● TASK TO COMPLETE: All lines from the beginning of the listing through the line with "330, 340, 350];" are to be copied word for word; the pictures are not.

-- INFORMATION SUPPLIED start --

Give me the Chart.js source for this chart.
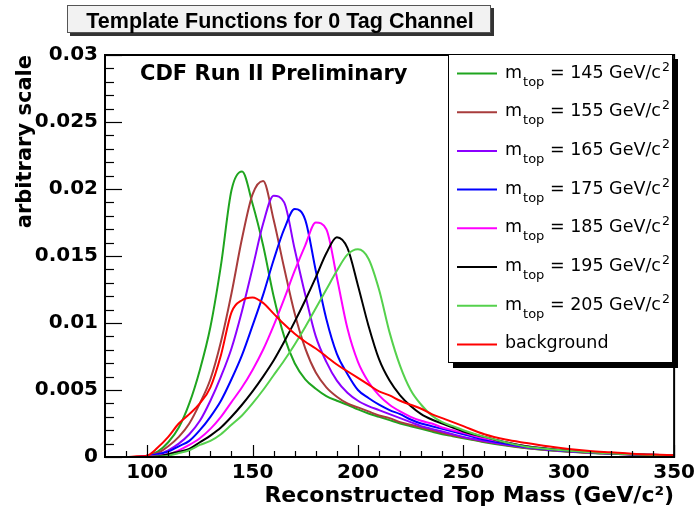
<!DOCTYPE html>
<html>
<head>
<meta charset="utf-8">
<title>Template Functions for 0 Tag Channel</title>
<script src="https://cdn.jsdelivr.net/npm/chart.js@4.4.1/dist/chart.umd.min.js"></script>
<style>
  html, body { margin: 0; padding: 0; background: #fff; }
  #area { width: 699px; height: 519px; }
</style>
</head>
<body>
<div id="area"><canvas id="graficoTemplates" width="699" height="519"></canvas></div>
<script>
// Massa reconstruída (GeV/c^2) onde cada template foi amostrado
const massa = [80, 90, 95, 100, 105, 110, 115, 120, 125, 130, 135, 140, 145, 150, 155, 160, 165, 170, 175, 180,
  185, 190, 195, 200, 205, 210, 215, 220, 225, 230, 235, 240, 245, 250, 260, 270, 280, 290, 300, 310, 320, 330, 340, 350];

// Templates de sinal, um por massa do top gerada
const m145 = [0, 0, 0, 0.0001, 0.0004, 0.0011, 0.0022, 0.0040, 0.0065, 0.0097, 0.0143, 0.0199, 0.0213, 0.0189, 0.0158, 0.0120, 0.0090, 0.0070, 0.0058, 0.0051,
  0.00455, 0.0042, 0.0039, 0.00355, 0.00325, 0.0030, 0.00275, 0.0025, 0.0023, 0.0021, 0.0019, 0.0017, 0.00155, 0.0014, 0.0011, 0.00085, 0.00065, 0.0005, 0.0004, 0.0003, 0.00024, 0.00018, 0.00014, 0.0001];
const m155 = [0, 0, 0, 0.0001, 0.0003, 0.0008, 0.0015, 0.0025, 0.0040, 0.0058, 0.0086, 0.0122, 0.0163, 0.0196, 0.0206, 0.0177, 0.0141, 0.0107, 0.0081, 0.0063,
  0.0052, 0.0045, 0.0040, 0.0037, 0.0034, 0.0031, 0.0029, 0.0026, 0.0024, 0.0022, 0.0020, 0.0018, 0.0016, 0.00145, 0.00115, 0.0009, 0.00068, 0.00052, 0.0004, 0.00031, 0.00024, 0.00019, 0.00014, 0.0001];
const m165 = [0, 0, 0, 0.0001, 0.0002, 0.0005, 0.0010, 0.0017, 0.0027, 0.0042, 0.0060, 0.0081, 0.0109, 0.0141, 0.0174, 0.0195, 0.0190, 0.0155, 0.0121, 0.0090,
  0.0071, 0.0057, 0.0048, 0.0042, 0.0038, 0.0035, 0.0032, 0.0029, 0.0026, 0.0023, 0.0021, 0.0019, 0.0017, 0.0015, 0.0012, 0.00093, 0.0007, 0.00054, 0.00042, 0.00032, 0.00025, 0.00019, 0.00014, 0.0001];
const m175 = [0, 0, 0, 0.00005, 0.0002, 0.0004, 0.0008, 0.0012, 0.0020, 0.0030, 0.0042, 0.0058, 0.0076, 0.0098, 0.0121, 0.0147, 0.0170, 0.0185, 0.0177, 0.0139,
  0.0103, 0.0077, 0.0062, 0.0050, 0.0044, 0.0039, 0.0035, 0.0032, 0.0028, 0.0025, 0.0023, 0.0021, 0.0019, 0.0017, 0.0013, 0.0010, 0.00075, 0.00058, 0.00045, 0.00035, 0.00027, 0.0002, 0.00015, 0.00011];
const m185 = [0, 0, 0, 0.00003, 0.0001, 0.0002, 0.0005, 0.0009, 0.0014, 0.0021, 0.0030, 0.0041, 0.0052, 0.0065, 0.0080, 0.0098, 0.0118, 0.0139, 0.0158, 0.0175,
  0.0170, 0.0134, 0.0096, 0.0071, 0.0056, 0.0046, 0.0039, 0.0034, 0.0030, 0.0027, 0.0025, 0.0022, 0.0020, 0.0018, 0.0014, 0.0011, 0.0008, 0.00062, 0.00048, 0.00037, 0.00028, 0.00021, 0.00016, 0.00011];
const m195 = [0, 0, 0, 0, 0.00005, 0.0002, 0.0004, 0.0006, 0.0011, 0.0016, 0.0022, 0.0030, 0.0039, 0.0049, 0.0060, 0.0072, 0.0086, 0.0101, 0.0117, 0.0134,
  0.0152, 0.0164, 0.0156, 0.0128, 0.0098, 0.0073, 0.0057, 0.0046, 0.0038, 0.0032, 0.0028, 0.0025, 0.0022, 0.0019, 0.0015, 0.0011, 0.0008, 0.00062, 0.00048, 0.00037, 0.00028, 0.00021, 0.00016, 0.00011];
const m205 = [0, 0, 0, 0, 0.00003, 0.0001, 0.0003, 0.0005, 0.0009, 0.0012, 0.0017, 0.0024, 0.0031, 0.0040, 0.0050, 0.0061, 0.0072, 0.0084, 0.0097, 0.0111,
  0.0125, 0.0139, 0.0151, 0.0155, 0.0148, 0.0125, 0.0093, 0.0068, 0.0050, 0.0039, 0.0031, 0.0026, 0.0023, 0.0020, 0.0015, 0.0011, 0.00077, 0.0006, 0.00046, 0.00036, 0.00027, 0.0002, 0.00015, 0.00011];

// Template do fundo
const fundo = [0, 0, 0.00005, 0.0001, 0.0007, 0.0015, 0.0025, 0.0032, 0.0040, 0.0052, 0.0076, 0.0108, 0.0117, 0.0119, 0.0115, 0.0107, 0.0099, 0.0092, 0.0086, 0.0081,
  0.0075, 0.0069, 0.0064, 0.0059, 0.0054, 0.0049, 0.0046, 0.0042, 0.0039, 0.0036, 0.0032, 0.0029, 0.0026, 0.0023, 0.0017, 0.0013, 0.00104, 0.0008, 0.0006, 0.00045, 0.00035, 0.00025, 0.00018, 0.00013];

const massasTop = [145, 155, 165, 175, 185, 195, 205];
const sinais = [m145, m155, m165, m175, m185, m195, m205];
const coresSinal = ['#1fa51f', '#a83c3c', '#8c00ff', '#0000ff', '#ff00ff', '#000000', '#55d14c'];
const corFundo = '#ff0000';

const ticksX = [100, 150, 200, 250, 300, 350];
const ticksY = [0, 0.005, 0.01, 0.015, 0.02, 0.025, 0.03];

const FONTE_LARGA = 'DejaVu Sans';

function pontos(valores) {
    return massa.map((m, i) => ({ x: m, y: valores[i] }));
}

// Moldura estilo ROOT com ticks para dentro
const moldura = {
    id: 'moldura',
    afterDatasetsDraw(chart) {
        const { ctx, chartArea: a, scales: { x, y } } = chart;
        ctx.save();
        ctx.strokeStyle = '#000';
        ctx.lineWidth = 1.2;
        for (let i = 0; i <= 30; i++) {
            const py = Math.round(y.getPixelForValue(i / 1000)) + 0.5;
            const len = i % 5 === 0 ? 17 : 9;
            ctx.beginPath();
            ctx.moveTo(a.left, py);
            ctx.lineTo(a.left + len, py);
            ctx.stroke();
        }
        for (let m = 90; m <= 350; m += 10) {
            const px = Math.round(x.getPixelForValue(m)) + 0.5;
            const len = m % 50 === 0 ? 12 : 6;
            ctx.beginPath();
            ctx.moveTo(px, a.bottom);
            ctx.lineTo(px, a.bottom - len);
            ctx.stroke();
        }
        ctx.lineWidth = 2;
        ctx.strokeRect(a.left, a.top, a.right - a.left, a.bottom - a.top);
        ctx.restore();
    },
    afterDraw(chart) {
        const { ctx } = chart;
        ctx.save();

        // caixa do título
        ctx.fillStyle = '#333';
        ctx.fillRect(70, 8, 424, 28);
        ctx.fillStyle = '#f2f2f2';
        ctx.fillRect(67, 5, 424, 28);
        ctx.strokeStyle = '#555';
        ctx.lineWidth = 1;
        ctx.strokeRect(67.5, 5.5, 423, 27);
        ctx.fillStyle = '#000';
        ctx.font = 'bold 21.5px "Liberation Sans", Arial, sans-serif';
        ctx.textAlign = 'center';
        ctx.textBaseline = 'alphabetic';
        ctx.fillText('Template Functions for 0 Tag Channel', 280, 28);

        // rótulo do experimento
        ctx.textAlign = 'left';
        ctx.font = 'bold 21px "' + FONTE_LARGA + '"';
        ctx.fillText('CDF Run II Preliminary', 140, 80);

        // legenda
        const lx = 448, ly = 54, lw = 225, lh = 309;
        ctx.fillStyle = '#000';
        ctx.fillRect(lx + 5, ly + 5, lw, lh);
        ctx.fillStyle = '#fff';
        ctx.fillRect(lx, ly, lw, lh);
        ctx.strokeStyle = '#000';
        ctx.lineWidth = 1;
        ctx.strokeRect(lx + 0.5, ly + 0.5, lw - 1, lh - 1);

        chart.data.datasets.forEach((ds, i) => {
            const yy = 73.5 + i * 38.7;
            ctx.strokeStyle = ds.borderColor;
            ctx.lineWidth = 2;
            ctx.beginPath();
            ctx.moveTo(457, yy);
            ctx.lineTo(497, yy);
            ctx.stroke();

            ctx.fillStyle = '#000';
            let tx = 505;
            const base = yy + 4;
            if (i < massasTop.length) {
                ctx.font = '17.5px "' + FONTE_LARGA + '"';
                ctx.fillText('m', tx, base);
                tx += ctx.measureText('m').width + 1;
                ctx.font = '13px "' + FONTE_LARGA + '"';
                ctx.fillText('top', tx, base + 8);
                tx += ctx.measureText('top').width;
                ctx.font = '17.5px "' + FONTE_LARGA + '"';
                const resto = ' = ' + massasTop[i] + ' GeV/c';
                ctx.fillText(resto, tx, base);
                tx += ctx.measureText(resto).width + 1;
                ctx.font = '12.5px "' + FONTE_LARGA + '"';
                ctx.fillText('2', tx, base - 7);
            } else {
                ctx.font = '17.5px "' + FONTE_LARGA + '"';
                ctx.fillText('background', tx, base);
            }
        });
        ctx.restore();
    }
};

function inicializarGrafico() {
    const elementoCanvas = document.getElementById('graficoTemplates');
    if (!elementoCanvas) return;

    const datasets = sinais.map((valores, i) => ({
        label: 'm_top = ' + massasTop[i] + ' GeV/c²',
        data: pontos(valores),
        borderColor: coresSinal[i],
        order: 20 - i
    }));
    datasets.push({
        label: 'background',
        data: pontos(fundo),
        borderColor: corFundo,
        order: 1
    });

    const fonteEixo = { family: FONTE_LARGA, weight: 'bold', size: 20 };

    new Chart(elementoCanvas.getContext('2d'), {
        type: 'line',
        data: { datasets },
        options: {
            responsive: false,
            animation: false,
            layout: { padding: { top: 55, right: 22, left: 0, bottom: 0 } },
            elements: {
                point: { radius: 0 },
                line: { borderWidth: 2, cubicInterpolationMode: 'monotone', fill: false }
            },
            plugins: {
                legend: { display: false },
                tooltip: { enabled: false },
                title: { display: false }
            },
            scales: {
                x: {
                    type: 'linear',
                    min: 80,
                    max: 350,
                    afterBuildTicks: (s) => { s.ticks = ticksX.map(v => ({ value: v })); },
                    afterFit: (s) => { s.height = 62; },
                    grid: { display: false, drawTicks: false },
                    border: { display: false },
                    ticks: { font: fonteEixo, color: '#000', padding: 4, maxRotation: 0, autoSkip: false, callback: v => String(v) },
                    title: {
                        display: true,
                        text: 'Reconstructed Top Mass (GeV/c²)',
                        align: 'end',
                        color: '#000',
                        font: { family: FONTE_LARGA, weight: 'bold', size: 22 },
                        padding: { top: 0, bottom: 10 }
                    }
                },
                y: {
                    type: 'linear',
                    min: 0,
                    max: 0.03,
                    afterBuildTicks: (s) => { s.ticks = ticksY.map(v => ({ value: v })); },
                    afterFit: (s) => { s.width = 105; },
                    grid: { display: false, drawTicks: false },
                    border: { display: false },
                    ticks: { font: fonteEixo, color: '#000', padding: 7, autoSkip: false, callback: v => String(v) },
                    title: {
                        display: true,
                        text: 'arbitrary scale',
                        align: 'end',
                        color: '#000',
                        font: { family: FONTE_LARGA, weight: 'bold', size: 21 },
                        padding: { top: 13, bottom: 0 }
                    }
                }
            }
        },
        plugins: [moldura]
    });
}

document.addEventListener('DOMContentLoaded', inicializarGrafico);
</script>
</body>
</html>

-- INFORMATION SUPPLIED end --

● OUTPUT OF THE EXERCISE:
Give me the Chart.js source for this chart.
<!DOCTYPE html>
<html>
<head>
<meta charset="utf-8">
<title>Template Functions for 0 Tag Channel</title>
<script src="https://cdn.jsdelivr.net/npm/chart.js@4.4.1/dist/chart.umd.min.js"></script>
<style>
  html, body { margin: 0; padding: 0; background: #fff; }
  #area { width: 699px; height: 519px; }
</style>
</head>
<body>
<div id="area"><canvas id="graficoTemplates" width="699" height="519"></canvas></div>
<script>
// Massa reconstruída (GeV/c^2) onde cada template foi amostrado
const massa = [80, 90, 95, 100, 105, 110, 115, 120, 125, 130, 135, 140, 145, 150, 155, 160, 165, 170, 175, 180,
  185, 190, 195, 200, 205, 210, 215, 220, 225, 230, 235, 240, 245, 250, 260, 270, 280, 290, 300, 310, 320, 330, 340, 350];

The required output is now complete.